The museum was established in 1999 by Nick Padalino, who had spent years collecting fluorescent minerals and experimenting with UV-reactive pigments in his own painting practice. Inspired in part by the psychedelic art movements of the 1960s and 1970s — and taking its name from the Jimi Hendrix album — Electric Ladyland was conceived as a space where visitors could experience fluorescence as both a natural wonder and an artistic medium. Since opening, it has maintained its character as a radically personal, non-commercial institution in a city celebrated for its tolerance of unconventional cultural projects.

What you see

The centrepiece of the museum is a participatory fluorescent environment called the “participation paintings room,” where visitors are invited to handle UV torches and explore surfaces painted with fluorescent pigments that reveal hidden patterns and colours under the light.

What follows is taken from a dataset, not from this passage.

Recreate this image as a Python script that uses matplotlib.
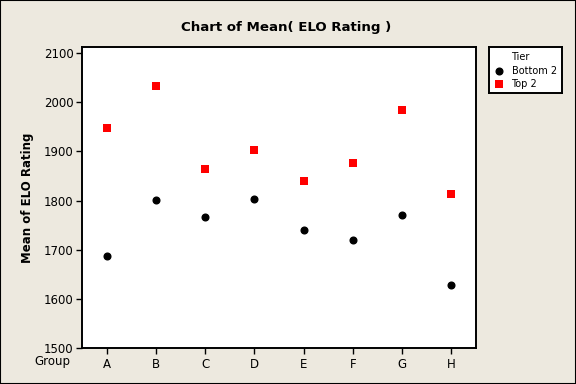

The mineral collection includes willemite, calcite, and sodalite specimens that glow in extraordinary greens, oranges, and blues. A display of vintage 1960s and 1970s black-light art and commercial ephemera traces the cultural history of UV aesthetics. The intimate scale of the space — no more than a dozen visitors at a time — makes for an unusually personal museum encounter.

Cultural significance

Electric Ladyland holds a singular place in the taxonomy of world museums as the first and still the best-known institution dedicated to fluorescence as a subject of artistic and scientific inquiry. Its existence reflects Amsterdam’s long tradition of supporting micro-institutions and alternative cultural spaces that fall outside mainstream museum categories. The museum has attracted international media coverage as an example of how a passionate individual can create a genuinely irreplaceable cultural resource from a niche obsession.

Practical information

Address: 2e Leliedwarsstraat 5, 1015 TB Amsterdam. Open Tuesday to Saturday; check the official website for current hours and admission prices. The museum is very small — group visits should book in advance. Children are welcome but the darkened UV environment may be overwhelming for very young children.

Getting there

The museum is located in the Jordaan, one of Amsterdam’s most walkable neighbourhoods, approximately 10 minutes on foot from Amsterdam Centraal Station. GVB trams 13 and 17 stop at Westermarkt (Anne Frank House), from which the museum is a 5-minute walk west through the Jordaan streets. Cycling is the most practical option; there is bike parking on 2e Leliedwarsstraat. No car parking is available nearby — Amsterdam’s Jordaan is car-free by design.